For six: Preparation: 30 minutes Cooking time: one - TopicsExpress



          

For six: Preparation: 30 minutes Cooking time: one hour Ingredients: One three pound chicken 4 slices of stale bread 10 tablespoons milk 4 cloves garlic 2 cups walnuts, plus 6-10 nuts for garnish 1 bouquet garni 1 onion 1 carrot 1 stalk of celery 2 bay laurel leaves 1 teaspoon salt 1 tablespoon paprika 2 sprigs of fresh coriander leaves (Metric measures: 1 chicken, 1.5 kg, 15 cl milk, 250 g walnuts) 1. Bring the chicken to boil in just enough water to cover it. Skim the foam from the surface of the water when it comes to a boil. Add the bouquet garni, the onion, and the peeled carrot, the celery, the salt and the bay laurel leaves. Reduce the heat, and let the chicken cook over a low flame for 40 minutes. 2. Remove the cooked chicken from the broth, and allow it to cool. Then remove all the skin, and with your hands, shred the meat into fine threads. While you are shredding the meat, reduce and concentrate the broth over a high flame for about 15 minutes. 3. Grate the bread slices into crumbs, and soak them in the milk for 15 minutes.
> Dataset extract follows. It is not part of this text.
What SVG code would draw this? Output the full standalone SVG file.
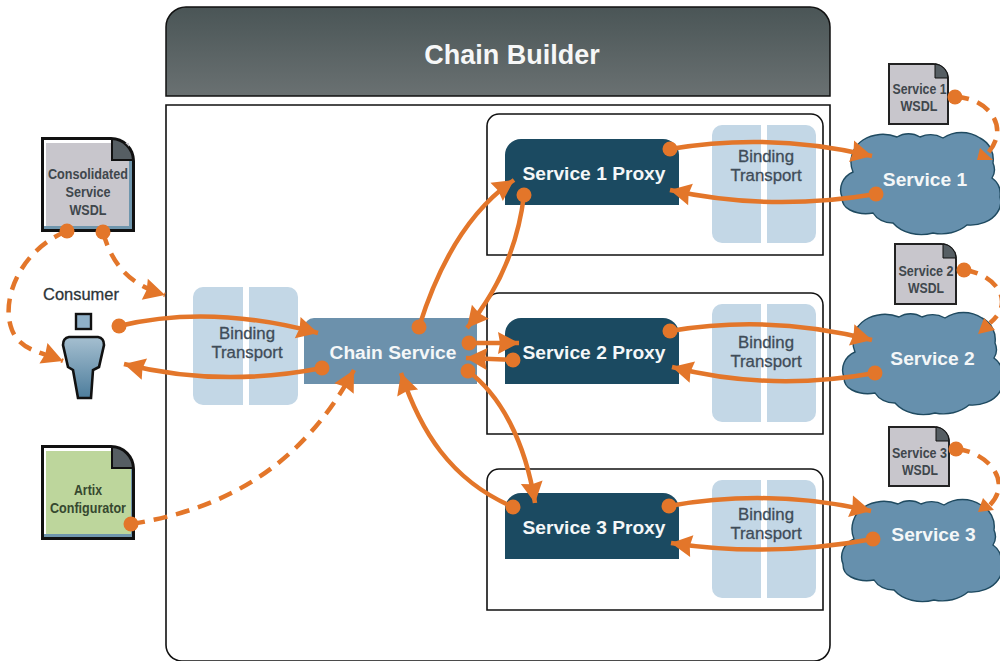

Using a mortar and pestle, or a food processor, pound the garlic and the walnuts together, until they form a paste, then add the milk-soaked bread, and incorporate it into the paste. Add the chicken broth to the paste, until you have a somewhat liquid mixture, the texture of yogurt. Add the shredded chicken, and mix until fully incorporated. 4. Spread the mixture on a platter; decorate with the paprika, walnuts, and coriander leaves. Serve at room temperature, accompanied by toasted pita or breadsticks.